### [WHAT THE EXERCISE ASKS]
Find the string "this" in the records. Copy every line it appears in.

### [INFORMATION GIVEN]
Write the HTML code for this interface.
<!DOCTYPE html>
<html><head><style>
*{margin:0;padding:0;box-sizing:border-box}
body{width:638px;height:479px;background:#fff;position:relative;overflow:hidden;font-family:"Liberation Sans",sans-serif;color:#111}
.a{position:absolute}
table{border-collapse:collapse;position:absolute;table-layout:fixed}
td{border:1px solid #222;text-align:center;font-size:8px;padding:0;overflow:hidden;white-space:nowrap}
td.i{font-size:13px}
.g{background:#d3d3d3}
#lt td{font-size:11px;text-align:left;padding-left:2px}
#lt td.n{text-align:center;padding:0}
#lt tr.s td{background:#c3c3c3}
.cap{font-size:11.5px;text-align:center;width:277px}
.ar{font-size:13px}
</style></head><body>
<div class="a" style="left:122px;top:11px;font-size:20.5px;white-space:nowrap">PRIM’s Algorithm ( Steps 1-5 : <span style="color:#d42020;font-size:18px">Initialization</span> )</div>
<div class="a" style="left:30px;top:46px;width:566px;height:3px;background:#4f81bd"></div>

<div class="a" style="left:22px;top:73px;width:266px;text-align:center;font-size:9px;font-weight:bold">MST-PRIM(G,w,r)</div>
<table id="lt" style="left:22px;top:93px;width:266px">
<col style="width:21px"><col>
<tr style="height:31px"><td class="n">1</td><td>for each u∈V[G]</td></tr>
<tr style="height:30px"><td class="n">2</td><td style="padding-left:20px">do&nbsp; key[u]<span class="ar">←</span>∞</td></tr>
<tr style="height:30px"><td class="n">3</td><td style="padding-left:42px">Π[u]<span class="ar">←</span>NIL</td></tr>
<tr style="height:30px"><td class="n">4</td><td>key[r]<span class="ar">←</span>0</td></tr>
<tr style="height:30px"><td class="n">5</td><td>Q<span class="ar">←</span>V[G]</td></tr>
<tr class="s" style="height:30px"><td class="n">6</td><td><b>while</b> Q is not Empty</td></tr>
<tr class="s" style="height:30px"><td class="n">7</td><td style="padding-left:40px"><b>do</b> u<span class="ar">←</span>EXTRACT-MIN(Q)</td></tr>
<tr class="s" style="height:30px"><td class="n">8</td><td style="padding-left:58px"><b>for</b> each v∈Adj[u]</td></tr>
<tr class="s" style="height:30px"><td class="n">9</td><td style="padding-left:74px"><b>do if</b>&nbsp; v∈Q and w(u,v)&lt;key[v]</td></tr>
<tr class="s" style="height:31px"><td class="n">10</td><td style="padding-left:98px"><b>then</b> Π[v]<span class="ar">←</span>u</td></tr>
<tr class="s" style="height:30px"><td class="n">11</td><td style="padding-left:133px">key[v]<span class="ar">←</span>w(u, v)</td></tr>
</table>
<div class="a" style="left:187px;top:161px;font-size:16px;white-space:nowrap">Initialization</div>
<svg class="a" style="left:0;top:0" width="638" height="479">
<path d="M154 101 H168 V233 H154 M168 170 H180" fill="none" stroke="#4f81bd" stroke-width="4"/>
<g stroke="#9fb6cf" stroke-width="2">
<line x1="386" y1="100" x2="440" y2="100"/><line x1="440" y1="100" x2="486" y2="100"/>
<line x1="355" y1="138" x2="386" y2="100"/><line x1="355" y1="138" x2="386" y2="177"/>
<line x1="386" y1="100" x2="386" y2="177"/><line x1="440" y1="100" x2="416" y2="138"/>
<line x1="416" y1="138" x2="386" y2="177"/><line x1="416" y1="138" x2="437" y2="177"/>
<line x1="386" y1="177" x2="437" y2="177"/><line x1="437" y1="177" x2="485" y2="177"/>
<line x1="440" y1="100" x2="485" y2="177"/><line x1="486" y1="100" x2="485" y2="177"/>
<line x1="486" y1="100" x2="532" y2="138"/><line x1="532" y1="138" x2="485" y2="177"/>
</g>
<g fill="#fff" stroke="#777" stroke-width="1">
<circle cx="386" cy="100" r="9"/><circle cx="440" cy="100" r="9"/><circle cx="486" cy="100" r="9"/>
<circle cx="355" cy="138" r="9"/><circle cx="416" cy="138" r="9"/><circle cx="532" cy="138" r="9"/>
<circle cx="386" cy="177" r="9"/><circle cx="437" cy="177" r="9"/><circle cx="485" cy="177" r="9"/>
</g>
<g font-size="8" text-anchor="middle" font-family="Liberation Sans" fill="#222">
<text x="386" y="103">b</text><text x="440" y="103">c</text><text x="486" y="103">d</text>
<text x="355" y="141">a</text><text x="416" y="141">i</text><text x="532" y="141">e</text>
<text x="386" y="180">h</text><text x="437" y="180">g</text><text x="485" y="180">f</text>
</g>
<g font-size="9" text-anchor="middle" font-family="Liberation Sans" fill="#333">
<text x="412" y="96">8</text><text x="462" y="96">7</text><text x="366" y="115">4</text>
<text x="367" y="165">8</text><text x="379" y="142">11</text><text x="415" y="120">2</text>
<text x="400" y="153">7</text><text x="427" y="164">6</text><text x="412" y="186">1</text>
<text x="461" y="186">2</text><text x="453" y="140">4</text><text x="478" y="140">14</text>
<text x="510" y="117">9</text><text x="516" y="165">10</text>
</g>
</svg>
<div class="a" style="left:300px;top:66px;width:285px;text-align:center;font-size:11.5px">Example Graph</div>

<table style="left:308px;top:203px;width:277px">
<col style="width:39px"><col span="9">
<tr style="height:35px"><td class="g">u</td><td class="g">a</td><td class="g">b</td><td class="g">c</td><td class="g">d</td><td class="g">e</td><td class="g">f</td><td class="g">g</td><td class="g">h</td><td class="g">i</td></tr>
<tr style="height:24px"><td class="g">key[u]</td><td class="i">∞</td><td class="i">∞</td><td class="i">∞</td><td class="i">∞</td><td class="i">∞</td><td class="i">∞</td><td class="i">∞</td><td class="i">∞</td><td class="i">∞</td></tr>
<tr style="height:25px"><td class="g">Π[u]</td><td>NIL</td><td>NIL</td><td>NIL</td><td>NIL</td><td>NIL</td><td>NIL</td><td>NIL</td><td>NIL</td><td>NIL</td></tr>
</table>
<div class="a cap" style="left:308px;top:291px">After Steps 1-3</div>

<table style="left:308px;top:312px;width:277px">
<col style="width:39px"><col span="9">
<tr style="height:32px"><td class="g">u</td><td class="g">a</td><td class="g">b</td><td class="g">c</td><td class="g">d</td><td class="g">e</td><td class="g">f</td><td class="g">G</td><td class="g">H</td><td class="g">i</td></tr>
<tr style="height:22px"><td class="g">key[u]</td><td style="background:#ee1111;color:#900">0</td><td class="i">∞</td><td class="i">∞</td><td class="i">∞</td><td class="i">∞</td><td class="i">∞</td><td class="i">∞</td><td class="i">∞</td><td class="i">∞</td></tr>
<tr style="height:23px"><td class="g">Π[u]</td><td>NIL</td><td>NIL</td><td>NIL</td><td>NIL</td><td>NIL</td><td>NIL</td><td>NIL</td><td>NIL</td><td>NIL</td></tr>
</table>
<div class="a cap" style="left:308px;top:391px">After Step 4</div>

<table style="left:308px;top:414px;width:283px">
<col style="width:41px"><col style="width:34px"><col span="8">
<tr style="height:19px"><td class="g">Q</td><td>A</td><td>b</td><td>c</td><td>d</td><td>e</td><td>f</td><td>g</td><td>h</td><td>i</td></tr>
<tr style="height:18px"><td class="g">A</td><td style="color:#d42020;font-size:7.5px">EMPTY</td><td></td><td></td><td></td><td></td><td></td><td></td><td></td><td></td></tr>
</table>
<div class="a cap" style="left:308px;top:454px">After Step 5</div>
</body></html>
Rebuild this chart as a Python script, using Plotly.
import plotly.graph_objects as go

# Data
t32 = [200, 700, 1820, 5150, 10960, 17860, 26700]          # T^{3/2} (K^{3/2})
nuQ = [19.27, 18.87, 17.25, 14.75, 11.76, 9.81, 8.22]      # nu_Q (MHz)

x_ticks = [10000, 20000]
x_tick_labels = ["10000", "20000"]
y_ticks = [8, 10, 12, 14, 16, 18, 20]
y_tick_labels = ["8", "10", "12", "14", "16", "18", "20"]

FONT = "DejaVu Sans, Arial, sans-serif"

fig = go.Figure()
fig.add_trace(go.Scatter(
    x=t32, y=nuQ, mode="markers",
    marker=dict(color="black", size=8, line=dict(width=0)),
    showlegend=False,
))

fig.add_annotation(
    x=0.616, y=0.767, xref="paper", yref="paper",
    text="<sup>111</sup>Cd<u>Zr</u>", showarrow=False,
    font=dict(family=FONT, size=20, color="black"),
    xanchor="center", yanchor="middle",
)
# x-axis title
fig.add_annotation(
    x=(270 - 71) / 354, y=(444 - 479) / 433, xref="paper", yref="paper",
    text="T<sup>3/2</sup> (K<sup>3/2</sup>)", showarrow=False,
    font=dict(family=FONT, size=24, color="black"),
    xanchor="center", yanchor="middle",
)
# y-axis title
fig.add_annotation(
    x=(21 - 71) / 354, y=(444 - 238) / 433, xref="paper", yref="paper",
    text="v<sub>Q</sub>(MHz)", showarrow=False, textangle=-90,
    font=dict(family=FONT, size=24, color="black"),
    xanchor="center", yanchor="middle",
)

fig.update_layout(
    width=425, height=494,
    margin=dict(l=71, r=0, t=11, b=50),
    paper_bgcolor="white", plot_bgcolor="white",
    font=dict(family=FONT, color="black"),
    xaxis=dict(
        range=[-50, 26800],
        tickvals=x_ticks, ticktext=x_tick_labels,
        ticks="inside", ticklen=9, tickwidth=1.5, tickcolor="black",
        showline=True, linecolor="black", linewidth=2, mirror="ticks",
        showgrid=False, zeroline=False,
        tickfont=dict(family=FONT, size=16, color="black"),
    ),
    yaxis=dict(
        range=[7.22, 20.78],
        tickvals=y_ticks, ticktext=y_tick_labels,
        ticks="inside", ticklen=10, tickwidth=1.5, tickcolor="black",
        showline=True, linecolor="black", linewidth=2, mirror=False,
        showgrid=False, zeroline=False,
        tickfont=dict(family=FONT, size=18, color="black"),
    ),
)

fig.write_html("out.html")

### [RESPONSE BELOW]
Write the HTML code for this interface.
Rebuild this chart as a Python script, using Plotly.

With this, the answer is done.